- **Challenge**
Read the listing below and copy out every line that holds "chart".

- **Given data**

|---|

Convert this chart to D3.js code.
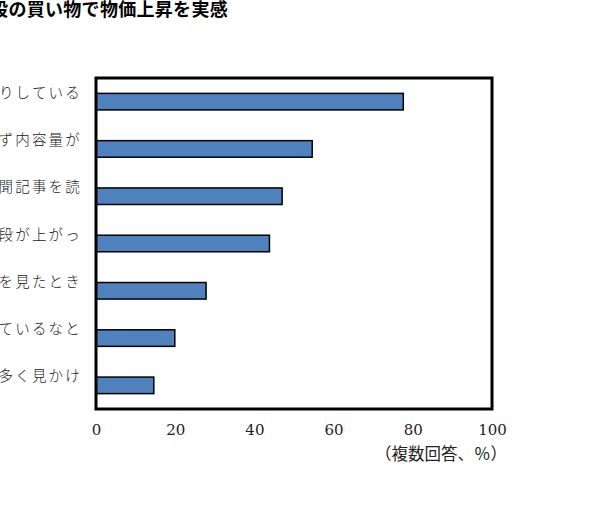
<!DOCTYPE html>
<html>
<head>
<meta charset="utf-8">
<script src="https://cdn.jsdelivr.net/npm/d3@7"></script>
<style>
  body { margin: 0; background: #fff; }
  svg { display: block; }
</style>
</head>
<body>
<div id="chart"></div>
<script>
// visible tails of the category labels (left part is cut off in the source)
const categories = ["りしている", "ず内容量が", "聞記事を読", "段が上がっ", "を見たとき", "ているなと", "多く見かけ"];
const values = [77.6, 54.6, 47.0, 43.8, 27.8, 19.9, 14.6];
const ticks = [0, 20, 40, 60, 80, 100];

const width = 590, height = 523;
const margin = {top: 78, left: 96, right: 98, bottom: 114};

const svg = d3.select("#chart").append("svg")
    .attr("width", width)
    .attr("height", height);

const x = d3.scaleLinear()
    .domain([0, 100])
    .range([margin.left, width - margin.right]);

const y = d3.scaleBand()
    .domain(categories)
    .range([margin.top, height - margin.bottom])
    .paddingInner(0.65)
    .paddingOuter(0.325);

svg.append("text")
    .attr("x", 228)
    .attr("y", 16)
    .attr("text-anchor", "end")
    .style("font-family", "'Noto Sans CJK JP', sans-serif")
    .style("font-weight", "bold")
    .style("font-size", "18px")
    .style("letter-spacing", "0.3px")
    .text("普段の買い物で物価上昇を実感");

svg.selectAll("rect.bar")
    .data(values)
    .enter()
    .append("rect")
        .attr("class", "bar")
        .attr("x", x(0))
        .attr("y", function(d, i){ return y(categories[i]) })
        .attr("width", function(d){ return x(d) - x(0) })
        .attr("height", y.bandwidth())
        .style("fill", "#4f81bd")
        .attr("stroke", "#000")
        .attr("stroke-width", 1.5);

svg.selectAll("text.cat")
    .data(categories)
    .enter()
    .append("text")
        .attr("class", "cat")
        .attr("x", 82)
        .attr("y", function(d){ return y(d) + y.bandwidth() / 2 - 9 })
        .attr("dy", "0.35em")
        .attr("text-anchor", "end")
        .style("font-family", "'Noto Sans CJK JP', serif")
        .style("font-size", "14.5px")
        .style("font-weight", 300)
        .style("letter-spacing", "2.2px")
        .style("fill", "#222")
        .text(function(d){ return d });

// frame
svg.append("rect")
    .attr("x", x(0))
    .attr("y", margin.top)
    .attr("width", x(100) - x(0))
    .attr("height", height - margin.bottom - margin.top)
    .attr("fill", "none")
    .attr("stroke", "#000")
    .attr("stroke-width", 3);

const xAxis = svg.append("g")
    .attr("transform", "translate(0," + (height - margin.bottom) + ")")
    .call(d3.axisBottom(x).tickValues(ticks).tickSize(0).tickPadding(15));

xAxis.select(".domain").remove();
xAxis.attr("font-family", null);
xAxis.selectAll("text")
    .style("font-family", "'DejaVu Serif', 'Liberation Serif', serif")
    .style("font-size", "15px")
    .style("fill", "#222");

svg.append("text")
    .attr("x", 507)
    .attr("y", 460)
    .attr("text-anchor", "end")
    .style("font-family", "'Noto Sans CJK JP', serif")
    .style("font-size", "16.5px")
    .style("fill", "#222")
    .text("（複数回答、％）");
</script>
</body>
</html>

|---|

- **Answer to the problem**
Convert this chart to D3.js code.
<div id="chart"></div>
const svg = d3.select("#chart").append("svg")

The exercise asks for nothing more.